Expand all | Collapse all

Hadoop / Spark Integration

  • 1.  Hadoop / Spark Integration

    Posted 08-12-2015 12:38 PM
    Is anyone here using Spark with Automic and or Hadoop and what is our experience.

    Thanks


  • 2.  Hadoop / Spark Integration

    Posted 08-13-2015 02:49 PM
    Hey Fred, there's the new Hadoop Agent available for running Pig, Hive, and Map Reduce jobs. Here's a link to the documentation for it.

    There's also a plugin on the Marketplace with template jobs for running Hadoop from the Command Line.

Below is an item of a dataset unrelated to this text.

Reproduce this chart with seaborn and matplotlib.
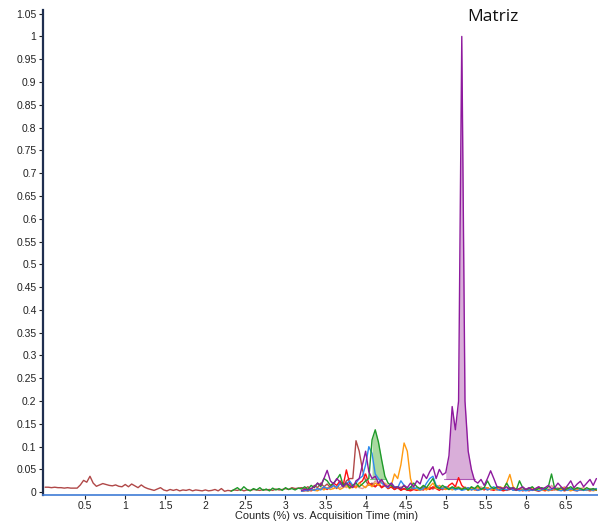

    Unfortunately I haven't done anything with Spark yet.


  • 3.  Hadoop / Spark Integration

    Posted 11-14-2016 04:25 PM
    Update:

    Currently, the Hadoop agent supports the following implementations:

    HDFS
    HIVE
    MAPREDUCEJAR
    MAPREDUCESTREAM
    PIG

    Apache SPARK is not implemented. Please submit a feature enhancement request for consideration in the next release of the Hadoop agent -> http://ideas.automic.com/

    As a workaround, you can use the Windows or Unix agent to interact with Apache Spark using Python command line -> http://spark.apache.org/docs/latest/.

    According to that article...
    Spark runs on both Windows and UNIX-like systems (e.g. Linux, Mac OS). It’s easy to run locally on one machine — all you need is to have java installed on your system PATH, or the JAVA_HOME environment variable pointing to a Java installation.

    Spark runs on Java 7+, Python 2.6+/3.4+ and R 3.1+. For the Scala API, Spark 2.0.1 uses Scala 2.11. You will need to use a compatible Scala version (2.11.x).